Written exercise — Repeat the material exactly from its first line to the line that includes "SRC = '#7F7F7F'". Skip pictures.

Rows from a dataset of charts and code:
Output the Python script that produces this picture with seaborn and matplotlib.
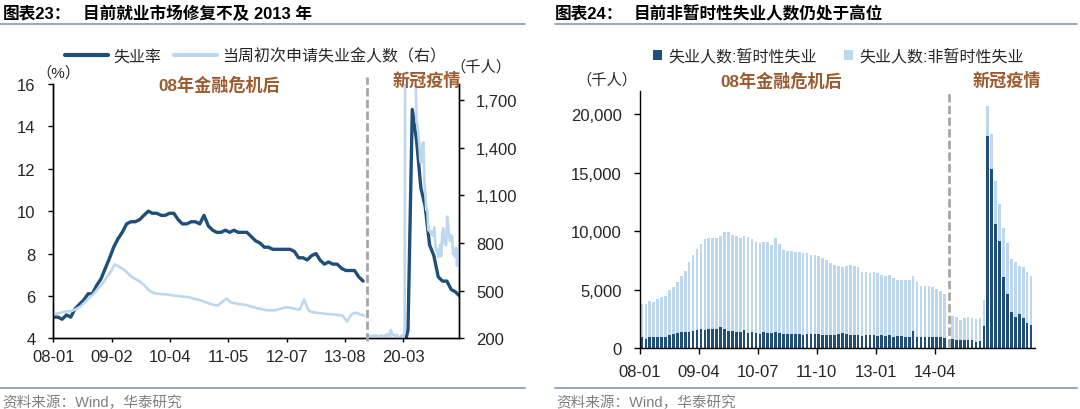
import numpy as np
import pandas as pd
import matplotlib
matplotlib.use("Agg")
import matplotlib.pyplot as plt
import seaborn as sns
from matplotlib.lines import Line2D
from matplotlib.patches import Patch
from matplotlib.ticker import FuncFormatter

sns.set_theme(style="ticks")
plt.rcParams['font.family'] = ['Liberation Sans', 'Noto Sans CJK SC']
plt.rcParams['axes.unicode_minus'] = False

DARK = '#1F4E79'
LIGHT = '#BDD7EE'
BROWN = '#9C5A2E'
DASH_GRAY = '#A6A6A6'
RULE = '#8EA0B8'
TXT = '#262626'
SRC = '#7F7F7F'

# ================= 图表23 data =================
# 失业率 (%), monthly, segment 2007-12 .. 2013-12
ur_months_a = pd.period_range('2007-12', '2013-12', freq='M')
ur_a = [5.0,
        5.0, 4.9, 5.1, 5.0, 5.4, 5.6, 5.8, 6.1, 6.1, 6.5, 6.8, 7.3,
        7.8, 8.3, 8.7, 9.0, 9.4, 9.5, 9.5, 9.6, 9.8, 10.0, 9.9, 9.9,
        9.8, 9.8, 9.9, 9.9, 9.6, 9.4, 9.4, 9.5, 9.5, 9.4, 9.8, 9.3,
        9.1, 9.0, 9.0, 9.1, 9.0, 9.1, 9.0, 9.0, 9.0, 8.8, 8.6, 8.5,
        8.3, 8.3, 8.2, 8.2, 8.2, 8.2, 8.2, 8.1, 7.8, 7.8, 7.7, 7.9,
        8.0, 7.7, 7.5, 7.6, 7.5, 7.5, 7.3, 7.2, 7.2, 7.2, 6.9, 6.7]
# 失业率 (%), monthly, segment 2019-06 .. 2021-03
ur_months_b = pd.period_range('2019-06', '2021-03', freq='M')
ur_b = [3.6, 3.7, 3.7, 3.5, 3.6, 3.6, 3.6,
        3.5, 3.5, 4.4, 14.8, 13.3, 11.1, 10.2, 8.4, 7.9, 6.9, 6.7, 6.7,
        6.3, 6.2, 6.0]

# 当周初次申请失业金人数 (千人), monthly level, 2007-12 .. 2014-01
claims_months_a = pd.period_range('2007-12', '2014-01', freq='M')
claims_a = [345,
            354, 358, 365, 370, 372, 385, 400, 427, 455, 478, 511, 540,
            580, 620, 665, 650, 635, 610, 585, 570, 553, 530, 500, 485,
            480, 478, 476, 473, 468, 465, 462, 460, 452, 445, 438, 428,
            418, 410, 406, 430, 450, 427, 420, 415, 412, 406, 398, 390,
            385, 378, 376, 375, 382, 390, 396, 390, 385, 380, 445, 375,
            364, 360, 358, 354, 352, 350, 346, 343, 305, 350, 362, 350,
            343]
# weekly, 2019-06-29 .. 2021-04-17
claims_weeks_b = pd.date_range('2019-06-29', '2021-04-17', freq='7D')
claims_b = [221, 209, 216, 206, 215, 209, 220, 209, 216, 217, 204, 208, 213, 220,
            210, 214, 212, 218, 211, 225, 227, 213, 203, 252, 235, 222, 223,
            214, 204, 223, 216, 202, 205, 210, 219, 216, 211, 251, 3307, 6867,
            6615, 5237, 4442, 3867, 3176, 2687, 2446, 2123, 1897, 1566, 1540,
            1482, 1413, 1310, 1307, 1422, 1434, 1186, 1104, 1006, 1011, 881,
            884, 866, 873, 849, 845, 898, 787, 751, 757, 711, 748, 787, 716,
            862, 892, 806, 790,
            787, 965, 914, 847, 812, 848, 841, 730, 754, 712, 770, 658, 728,
            769, 576, 566]
left_tick_labels = ['08-01', '09-02', '10-04', '11-05', '12-07', '13-08', '20-03']

# ================= 图表24 data (千人) =================
temp_a = [950, 800, 950, 1000, 970, 970, 970, 1150, 1220, 1280, 1360, 1380,
          1420, 1500, 1570, 1650, 1600, 1620, 1650, 1680, 1820, 1620, 1500, 1450,
          1400, 1420, 1570, 1350, 1380, 1300, 1250, 1380, 1350, 1300, 1400, 1350,
          1250, 1200, 1220, 1200, 1180, 1150, 1200, 1180, 1220, 1250, 1150, 1150,
          1120, 1150, 1200, 1300, 1180, 1150, 1120, 1100, 1080, 1150, 1100, 1120,
          1050, 1100, 1080, 1120, 1000, 1050, 1020, 950, 950, 1450, 1000, 950,
          950, 1000, 950, 980, 950, 920]
nontemp_a = [2850, 2950, 3050, 2980, 3230, 3380, 3530, 3800, 3980, 4420, 4840, 5220,
             5980, 6500, 6930, 7250, 7700, 7780, 7800, 7720, 7780, 8330, 8400, 8250,
             8200, 8030, 8030, 8150, 7920, 7800, 7750, 7720, 7700, 7550, 8050, 7550,
             7150, 7100, 7080, 7050, 7020, 7000, 6900, 6820, 6780, 6650, 6600, 6350,
             6180, 6000, 5800, 5600, 5820, 5950, 5930, 5800, 5420, 5350, 5350, 5430,
             5350, 5200, 5070, 5130, 5000, 4800, 4780, 4900, 4850, 4750, 4650, 4400,
             4350, 4300, 4250, 4070, 3950, 3730]
temp_b = [780, 720, 700, 720, 700, 680, 550, 620, 1940, 18100, 15300, 10600,
          9200, 6100, 4600, 3100, 2700, 2950, 2600, 2150, 2000]
nontemp_b = [1950, 1980, 1750, 1900, 2000, 1940, 1950, 1940, 2190, 2600, 3000, 3700,
             3100, 4150, 4370, 4530, 4640, 4110, 4320, 4400, 4200]
right_tick_labels = ['08-01', '09-04', '10-07', '11-10', '13-01', '14-04']


def to_pos(dates, anchor, offset):
    d = pd.DatetimeIndex(dates)
    return offset + (d - pd.Timestamp(anchor)).days.values / 7.0


fig = plt.figure(figsize=(10.8, 4.1), dpi=100)

# ---------------- left chart ----------------
ax1 = fig.add_axes([0.0494, 0.1724, 0.3752, 0.6203])
ax1b = ax1.twinx()

rel_a = (ur_months_a + 1).to_timestamp() + pd.Timedelta(days=6)
rel_b = (ur_months_b + 1).to_timestamp() + pd.Timedelta(days=6)
x_ur_a = to_pos(rel_a, '2008-01-05', 0)
x_ur_b = to_pos(rel_b, '2020-03-04', 354)
x_cl_a = to_pos(claims_months_a.to_timestamp() + pd.Timedelta(days=14), '2008-01-05', 0)
x_cl_b = to_pos(claims_weeks_b, '2020-03-04', 354)

sns.lineplot(x=x_ur_a, y=ur_a, ax=ax1, color=DARK, linewidth=2.4, errorbar=None, legend=False)
sns.lineplot(x=x_ur_b, y=ur_b, ax=ax1, color=DARK, linewidth=2.4, errorbar=None, legend=False)
sns.lineplot(x=x_cl_a, y=claims_a, ax=ax1b, color=LIGHT, linewidth=1.9, errorbar=None, legend=False)
sns.lineplot(x=x_cl_b, y=claims_b, ax=ax1b, color=LIGHT, linewidth=1.9, errorbar=None, legend=False)

ax1.set_xlim(0, 410)
ax1.set_ylim(4, 16)
ax1.set_yticks(np.arange(4, 17, 2))
ax1b.set_ylim(200, 1800)
ax1b.set_yticks(np.arange(200, 1701, 300))
ax1b.yaxis.set_major_formatter(FuncFormatter(lambda v, p: f'{int(v):,}'))
ax1.set_xticks([0, 59, 118, 177, 236, 295, 354])
ax1.set_xticklabels(left_tick_labels)
for a in (ax1, ax1b):
    a.set_xlabel('')
    a.set_ylabel('')
    a.spines['top'].set_visible(False)
    for s in ('left', 'right', 'bottom'):
        a.spines[s].set_color('black')
        a.spines[s].set_linewidth(1.0)
ax1.tick_params(axis='y', direction='out', length=3.7, width=1, color='black',
                labelsize=12, labelcolor=TXT, pad=9)
ax1.tick_params(axis='x', direction='out', length=3, width=1, color='black',
                labelsize=12, labelcolor=TXT, pad=5)
ax1b.tick_params(axis='y', direction='out', length=3.7, width=1, color='black',
                 labelsize=12, labelcolor=TXT, pad=9)
ax1b.axvline(317, ymin=-0.012, ymax=1.027, color=DASH_GRAY, lw=2.0,
             dashes=(3, 1.2), clip_on=False, zorder=5)

# ---------------- right chart ----------------
ax2 = fig.add_axes([0.5926, 0.1480, 0.3657, 0.6286])
pos = np.r_[np.arange(len(temp_a)), np.arange(len(temp_b)) + len(temp_a) + 1]
temp = np.r_[temp_a, temp_b]
nontemp = np.r_[nontemp_a, nontemp_b]
df24 = pd.DataFrame({'pos': pos, 'temp': temp, 'total': temp + nontemp})

sns.barplot(data=df24, x='pos', y='total', native_scale=True, color=LIGHT, saturation=1,
            width=0.68, errorbar=None, ax=ax2, linewidth=0)
sns.barplot(data=df24, x='pos', y='temp', native_scale=True, color=DARK, saturation=1,
            width=0.68, errorbar=None, ax=ax2, linewidth=0)
ax2.set_xlim(-0.5, 100)
ax2.set_ylim(0, 22000)
ax2.set_yticks(np.arange(0, 20001, 5000))
ax2.yaxis.set_major_formatter(FuncFormatter(lambda v, p: f'{int(v):,}'))
ax2.set_xticks([-0.5, 14.5, 29.5, 44.5, 59.5, 74.5])
ax2.set_xticklabels(right_tick_labels)
ax2.set_xlabel('')
ax2.set_ylabel('')
ax2.spines['top'].set_visible(False)
ax2.spines['right'].set_visible(False)
for s in ('left', 'bottom'):
    ax2.spines[s].set_color('black')
    ax2.spines[s].set_linewidth(1.0)
ax2.tick_params(axis='y', direction='out', length=4.3, width=1, color='black',
                labelsize=12, labelcolor=TXT, pad=9)
ax2.tick_params(axis='x', direction='out', length=4, width=1, color='black',
                labelsize=12, labelcolor=TXT, pad=7)
ax2.axvline(78, ymin=0.005, ymax=1.0, color=DASH_GRAY, lw=2.0,
            dashes=(3, 1.2), clip_on=False, zorder=5)

# ---------------- legends ----------------
h1 = [Line2D([], [], color=DARK, lw=3), Line2D([], [], color=LIGHT, lw=3)]
fig.legend(h1, ['失业率', '当周初次申请失业金人数（右）'], loc='center',
           bbox_to_anchor=(0.2366, 0.861), ncol=2, frameon=False, fontsize=11.5,
           handlelength=2.7, handletextpad=0.3, columnspacing=0.8,
           borderpad=0, borderaxespad=0, labelcolor=TXT)
h2 = [Patch(facecolor=DARK, edgecolor='none'), Patch(facecolor=LIGHT, edgecolor='none')]
fig.legend(h2, ['失业人数:暂时性失业', '失业人数:非暂时性失业'], loc='center',
           bbox_to_anchor=(0.7764, 0.861), ncol=2, frameon=False, fontsize=11.5,
           handlelength=0.55, handleheight=0.55, handletextpad=0.4, columnspacing=1.7,
           borderpad=0, borderaxespad=0, labelcolor=TXT)

# ---------------- texts ----------------
def ftext(xpx, ypx, s, **kw):
    fig.text(xpx / 1080, 1 - ypx / 410, s, **kw)

ftext(3, 14, '图表23：', fontsize=12, fontweight='bold', va='center', ha='left', color='black')
ftext(83, 14, '目前就业市场修复不及 2013 年', fontsize=12, fontweight='bold', va='center', ha='left', color='black')
ftext(555, 14, '图表24：', fontsize=12, fontweight='bold', va='center', ha='left', color='black')
ftext(634, 14, '目前非暂时性失业人数仍处于高位', fontsize=12, fontweight='bold', va='center', ha='left', color='black')

for (x0, x1, y) in [(0, 525, 24.8), (555, 1077, 24.8), (0, 525, 389.3), (555, 1077, 389.3)]:
    fig.add_artist(Line2D([x0 / 1080, x1 / 1080], [1 - y / 410, 1 - y / 410],
                          transform=fig.transFigure, color=RULE, lw=1.3))

ftext(2, 403, '资料来源：Wind，华泰研究', fontsize=10.5, color=SRC, va='center', ha='left')
ftext(556, 403, '资料来源：Wind，华泰研究', fontsize=10.5, color=SRC, va='center', ha='left')

ftext(58, 73, '（%）', fontsize=11, color=TXT, va='center', ha='center')
ftext(481, 67, '（千人）', fontsize=11, color=TXT, va='center', ha='center')
ftext(607, 80, '（千人）', fontsize=11, color=TXT, va='center', ha='center')

ftext(219, 85, '08年金融危机后', fontsize=12.3, fontweight='bold', color=BROWN, va='center', ha='center')
ftext(427, 80, '新冠疫情', fontsize=12.3, fontweight='bold', color=BROWN, va='center', ha='center')
ftext(781, 81, '08年金融危机后', fontsize=12.3, fontweight='bold', color=BROWN, va='center', ha='center')
ftext(1007, 80, '新冠疫情', fontsize=12.3, fontweight='bold', color=BROWN, va='center', ha='center')

fig.savefig('out.png', dpi=100)
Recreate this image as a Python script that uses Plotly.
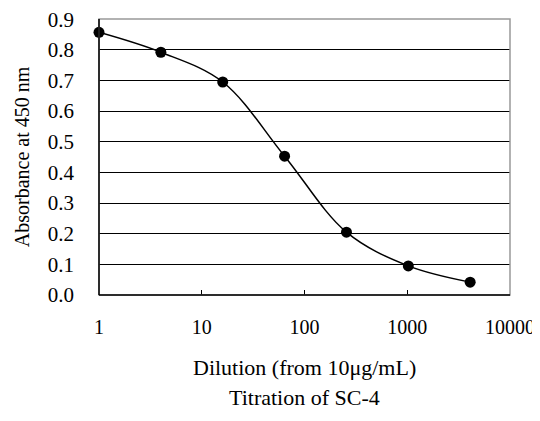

Task solution —
Output the Python script that produces this picture with seaborn and matplotlib.
import numpy as np
import pandas as pd
import matplotlib
matplotlib.use("Agg")
import matplotlib.pyplot as plt
import seaborn as sns
from matplotlib.lines import Line2D
from matplotlib.patches import Patch
from matplotlib.ticker import FuncFormatter

sns.set_theme(style="ticks")
plt.rcParams['font.family'] = ['Liberation Sans', 'Noto Sans CJK SC']
plt.rcParams['axes.unicode_minus'] = False

DARK = '#1F4E79'
LIGHT = '#BDD7EE'
BROWN = '#9C5A2E'
DASH_GRAY = '#A6A6A6'
RULE = '#8EA0B8'
TXT = '#262626'
SRC = '#7F7F7F'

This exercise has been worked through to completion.